Censorship: Power Struggles and the Limits of Freedom


At first glance, it appears very simple to argue the case against censorship by talking about universal morals and individual human rights. Unfortunately, the issue is somewhat more complicated than it first appears. Although the principal social actors are the state, mass media corporations and interest groups, it is a topic that runs through the entire society, affecting each family and every individual. This is because censorship is but a small part of the ideological struggle for our thoughts and minds. It is part of a struggle between those who want to maintain social relations more or less as they are, and those who challenge the status quo. It is also a question of where the limits to freedom are, and how they in turn depend on power relations. The decision to support or reject censorship is thus neither moral nor ethical. It is instead a question of where one’s interests lie in any particular case where censorship is used.

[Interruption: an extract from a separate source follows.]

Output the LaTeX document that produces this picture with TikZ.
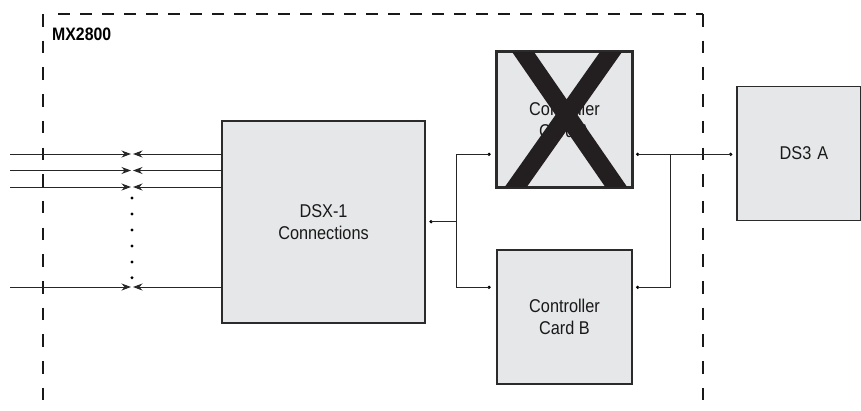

The principal actors involved on a national scale are the mass media corporations, the state and interest groups. In cases like the Iraq war, the American mass media corporations and the state worked very closely together. Reporters were imbedded with soldiers and received only authorized information. Hand in hand, they censored the reality that would be fed to the world. However, in the age of globalised technology, independent news chains such as Al Jazeera showed another side of the war and forced US television open up slightly. In Venezuela, for example, the relationship is very different. The government of Hugo Chávez has been facing an unending publicity battle with the media corporations. The media refuses to say anything good about their president, and they actively promoted the attempted coup in 2002 (Bartley & O’Brian, 2003). As a response, Washington Post columnist Jackson Diehl states that the Venezuelan government has passed a law that makes it illegal to say things contrary to national security (2005). In other cases of censorship, the state is not involved at all. After the attacks of September 11th 2001, the largest owner of radio stations in the United States, Clear Channel Communications, sent a list of songs that it suggested be removed from the play lists of the company’s more than a thousand stations. The list consisted of well over a hundred songs, including highly subversive and violent songs such as the following: Alanis Morissette’s "Ironic," The Beatles’ "Lucy in the Sky with Diamonds" and "Obla Di, Obla Da," Louis Armstrong’s "What A Wonderful World," The Rolling Stones’ "Ruby Tuesday," and of course, "99 Luft Balloons/99 Red Balloons" (Nuzum, 2003). Leaving aside the corporations, NBC reporter Peter Arnett was fired during the offensive against Iraq because of public outcry after he gave an interview stating that he believed the US war plan had failed (Kovacs, 2003). On a smaller scale, white supremacist groups complain of censorship when their Internet hate-sites are shut down. Even within each household, parents choose which TV programs, books and magazines they want their children to be exposed to. In each case, we have different social actors exercising different forms of censorship.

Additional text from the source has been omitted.